Lord Hailsham once referred to this system as an “elective dictatorship” in that a powerful government can be created with overwhelming Parliamentary power which can usually push through its required legislation – but with only a minority of the country supporting it.

An argument put forward against FPTP is that it might put people off of voting in an election for a minority party as they know that their vote will be wasted. This discriminates against minority parties who will lose out as a consequence of this. It is possible that minority parties might have greater political support than their election figures show.

FPTP has discriminated against the Parliamentary power of the Liberal Democrats at national elections. Both the Tories and Labour have benefited from the system. 

At the 1997 national election, the Liberal Democrats gained 16.8% of the votes but only got 46 seats. The Tories gained 30.7% of the votes but gained 165 seats. Labour won 43.2% of the votes and gained 419 seats.

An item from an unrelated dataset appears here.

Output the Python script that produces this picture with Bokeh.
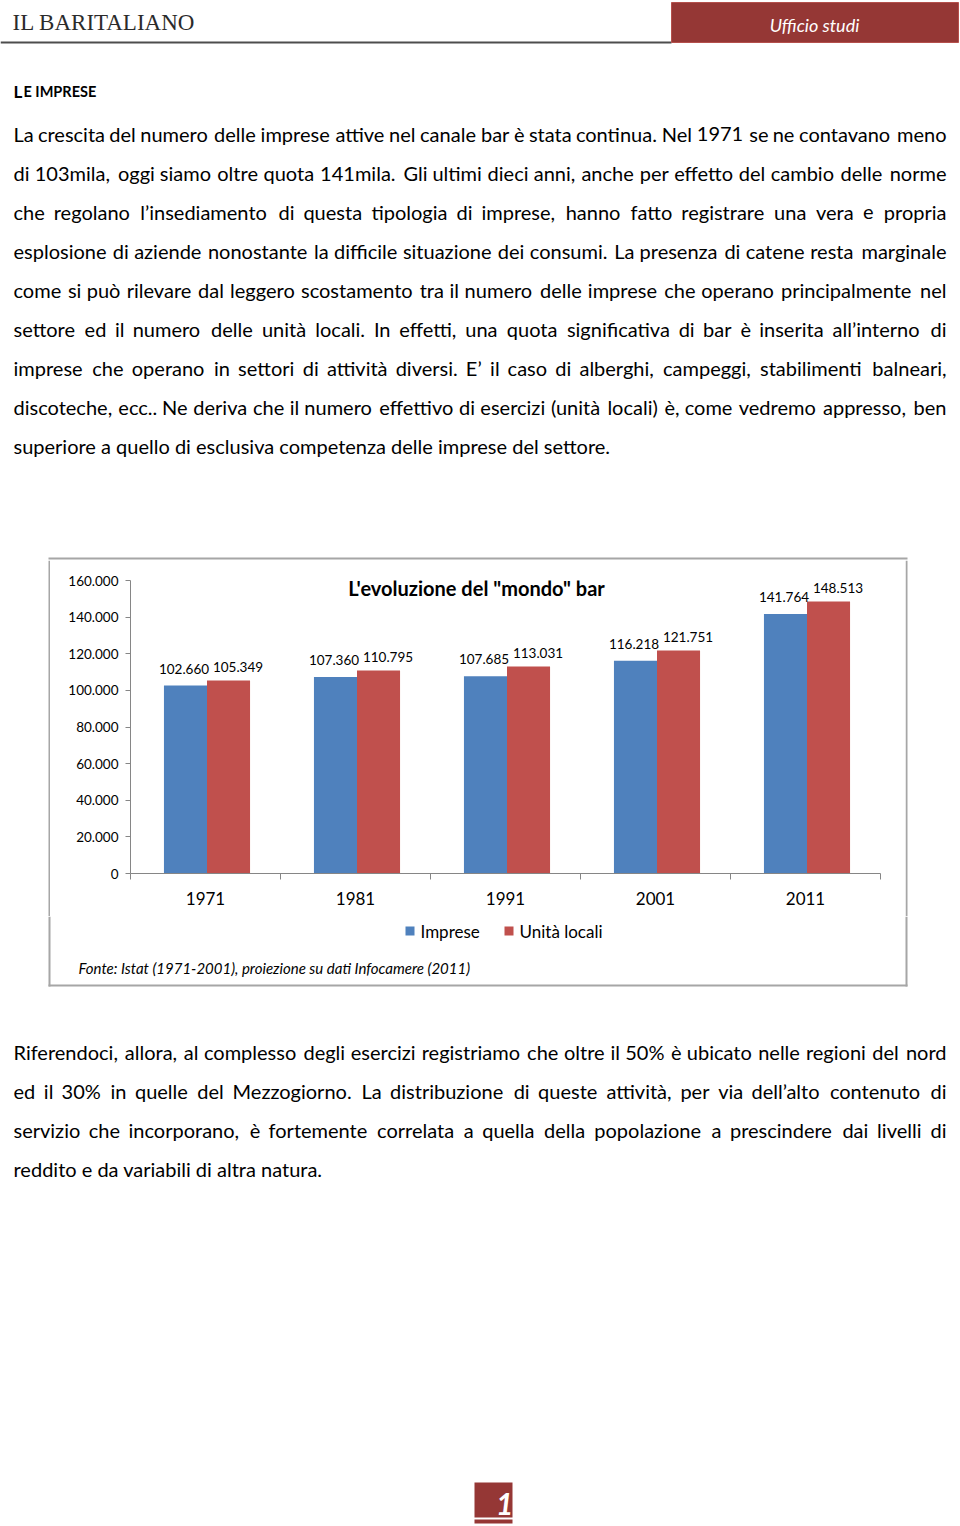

At a proportionate level, the Liberal Democrats should have got around 106 seats in Westminster if their representation was based on similar support for the Labour Party. 

In the 2001 election, the Lib Dems got 52 seats and 19% of the total votes cast. Using the most basic form of proportional representation, 19% of votes cast would equate to about 120 seats in Parliament.

The continuation of the FPTP system can only favour the Tory and Labour parties and work against the Liberal Democrats – so it is argued.

In polls carried out between 1999 and 2000, more than 60% of the people asked claimed that they would favour a system of proportional representation (PR) to make the electoral system more fair and the results more representative. But would a party in power that benefits from such a system introduce something that could only damage its own political power?